Toutefois, quiconque a jamais éprouvé une
émotion d’ordre artistique en écoutant une composition musicale et une oeuvre poétique,
ne peut que reconnaître la similitude des effets produits sur le spectateur, et ce faisant des
forces mises en jeu par les deux pratiques.
Il importe donc d’explorer les points d’échanges
possibles entre le musicien et le poète, si possible jusqu’à déterminer un point où les
différences entre l’un et l’autre s’abolissent et perdent leur sens.

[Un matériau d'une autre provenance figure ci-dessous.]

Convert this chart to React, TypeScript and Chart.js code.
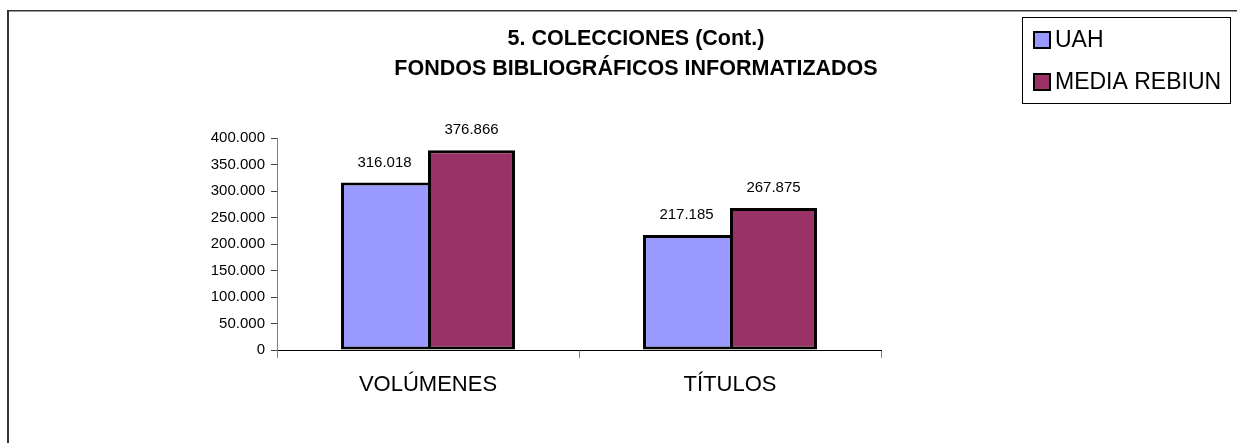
import React, { useEffect, useRef } from "react";
import { Chart, registerables } from "chart.js";

Chart.register(...registerables);

const categories = ["VOLÚMENES", "TÍTULOS"];
const seriesNames = ["UAH", "MEDIA REBIUN"];
const uahValues = [316018, 217185];
const rebiunValues = [376866, 267875];
const yTicks = [0, 50000, 100000, 150000, 200000, 250000, 300000, 350000, 400000];
const titleLines = ["5. COLECCIONES (Cont.)", "FONDOS BIBLIOGRÁFICOS INFORMATIZADOS"];

const FONT = "Arial, 'Liberation Sans', sans-serif";

const fmt = (v: number) => String(Math.round(v)).replace(/\B(?=(\d{3})+(?!\d))/g, ".");

const W = 1237;
const H = 443;

const decorPlugin = {
  id: "decor",
  beforeDraw(chart: any) {
    const ctx = chart.ctx;
    ctx.save();
    ctx.fillStyle = "#ffffff";
    ctx.fillRect(0, 0, W, H);
    // outer frame (top and left edges visible)
    ctx.fillStyle = "#333333";
    ctx.fillRect(7, 10, W - 7, 1.5);
    ctx.fillRect(7, 10, 2, H - 10);
    ctx.restore();
  },
  afterDraw(chart: any) {
    const ctx = chart.ctx;
    ctx.save();
    // title
    ctx.fillStyle = "#000";
    ctx.font = `bold 21.5px ${FONT}`;
    ctx.textAlign = "center";
    ctx.textBaseline = "middle";
    ctx.fillText(titleLines[0], 636, 39);
    ctx.fillText(titleLines[1], 636, 69);

    // legend
    ctx.strokeStyle = "#000";
    ctx.lineWidth = 1;
    ctx.strokeRect(1022.5, 17.5, 208, 86);
    ctx.font = `23px ${FONT}`;
    ctx.textAlign = "left";
    const rowsY = [40, 82];
    chart.data.datasets.forEach((ds: any, i: number) => {
      const cy = rowsY[i];
      ctx.fillStyle = ds.backgroundColor;
      ctx.fillRect(1034, cy - 8, 16, 16);
      ctx.lineWidth = 2;
      ctx.strokeStyle = "#000";
      ctx.strokeRect(1034, cy - 8, 16, 16);
      ctx.fillStyle = "#000";
      ctx.fillText(ds.label, 1055, cy + 1);
    });

    // data labels
    ctx.font = `15px ${FONT}`;
    ctx.textAlign = "center";
    ctx.textBaseline = "middle";
    ctx.fillStyle = "#000";
    chart.data.datasets.forEach((ds: any, di: number) => {
      const meta = chart.getDatasetMeta(di);
      meta.data.forEach((bar: any, i: number) => {
        ctx.fillText(fmt(ds.data[i]), bar.x, bar.y - 20);
      });
    });
    ctx.restore();
  },
};

export default function App() {
  const ref = useRef<HTMLCanvasElement>(null);

  useEffect(() => {
    if (!ref.current) return;
    const chart = new Chart(ref.current, {
      type: "bar",
      data: {
        labels: categories,
        datasets: [
          {
            label: seriesNames[0],
            data: uahValues,
            backgroundColor: "#9999FF",
            borderColor: "#000000",
            borderWidth: { left: 3, top: 3, right: 0, bottom: 3 },
            borderSkipped: false,
          },
          {
            label: seriesNames[1],
            data: rebiunValues,
            backgroundColor: "#993366",
            borderColor: "#000000",
            borderWidth: 3,
            borderSkipped: false,
          },
        ],
      },
      options: {
        responsive: false,
        animation: false,
        events: [],
        layout: { padding: { left: 0, top: 138, right: W - 881, bottom: 0 } },
        datasets: {
          bar: { categoryPercentage: 0.576, barPercentage: 1.0 },
        },
        plugins: {
          legend: { display: false },
          title: { display: false },
          tooltip: { enabled: false },
        },
        scales: {
          x: {
            offset: true,
            grid: {
              offset: true,
              drawOnChartArea: false,
              drawTicks: true,
              tickLength: 8,
              color: "#808080",
            },
            border: { display: true, color: "#000000", width: 1 },
            ticks: {
              color: "#000",
              font: { family: FONT, size: 22 },
              padding: 14,
              maxRotation: 0,
            },
            afterFit(scale: any) {
              scale.height = 93;
            },
          },
          y: {
            min: 0,
            max: 400000,
            afterBuildTicks(scale: any) {
              scale.ticks = yTicks.map((v) => ({ value: v }));
            },
            grid: {
              drawOnChartArea: false,
              drawTicks: true,
              tickLength: 6,
              color: "#404040",
            },
            border: { display: true, color: "#808080", width: 1 },
            ticks: {
              color: "#000",
              font: { family: FONT, size: 15 },
              padding: 6,
              callback: (v: any) => fmt(Number(v)),
            },
            afterFit(scale: any) {
              scale.width = 277;
            },
          },
        },
      },
      plugins: [decorPlugin],
    });
    return () => chart.destroy();
  }, []);

  return (
    <div style={{ position: "fixed", left: 0, top: 0, width: W, height: H }}>
      <canvas ref={ref} width={W} height={H} style={{ display: "block", width: W, height: H }} />
    </div>
  );
}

I Le poème comme composition musicale
_ La poésie et la musique trouvent une origine commune dans le chant, sans que le texte
ne soit dissocié de sa récitation mélodique avant la fin de l’antiquité.
L’écriture poétique,
telle qu’elle est pratique de nos jours ne se distingue du chant qu’en ce qu’elle conserve le
tracé de son mouvement musical.
En ce sens, on pourrait définir le poème écrit comme un
solfège qui s’attacherait d’avantage à lier l’articulation des sons que leur tonalité, quoique
les expériences de couplage d’une partition et d’un texte soient nombreuses : le recours à
la chanson dans le théâtre de Shakespeare, la collaboration du poète Hofmannsthal et
Richard Strauss pour l’opéra Ariane à Naxos, les poèmes de Robert Desnos écrit avec des
notes de musique (« Do-do-la-mi-ut-ré »), les innombrables reprises d’Aragon dans la
chanson populaire...
_ Ainsi envisagée, l’ambition poétique du symbolisme fait figure de retour au sources, et
explique jusqu’à un certain point l’engouement du mouvement pour la poésie saphique, en
particulier chez Verlaine.
Toutefois, la déclaration « De la musique avant toute chose » ne
se contente pas d’énoncer un état de fait ; le projet verlainien ne se contente pas de révéler
une fonction musicale du langage, mais d’en être le créateur.
Le poète se doit donc de
débarrasser son chant de toutes les scories dont le langage courant est parasité, et que ce
dernier désigne dans ce même poème comme « la pointe assassine, l’esprit cruel et le rire
impur ».
Corollairement à cette exclusion, le poème se met lui-même en abyme, puisqu’il
énumère les procédés à partir duquel il est construit (« Et pour cela préfère l’impair / Plus
vague et plus soluble dans l’air / Sans rien en lui qui pèse ou qui pose »).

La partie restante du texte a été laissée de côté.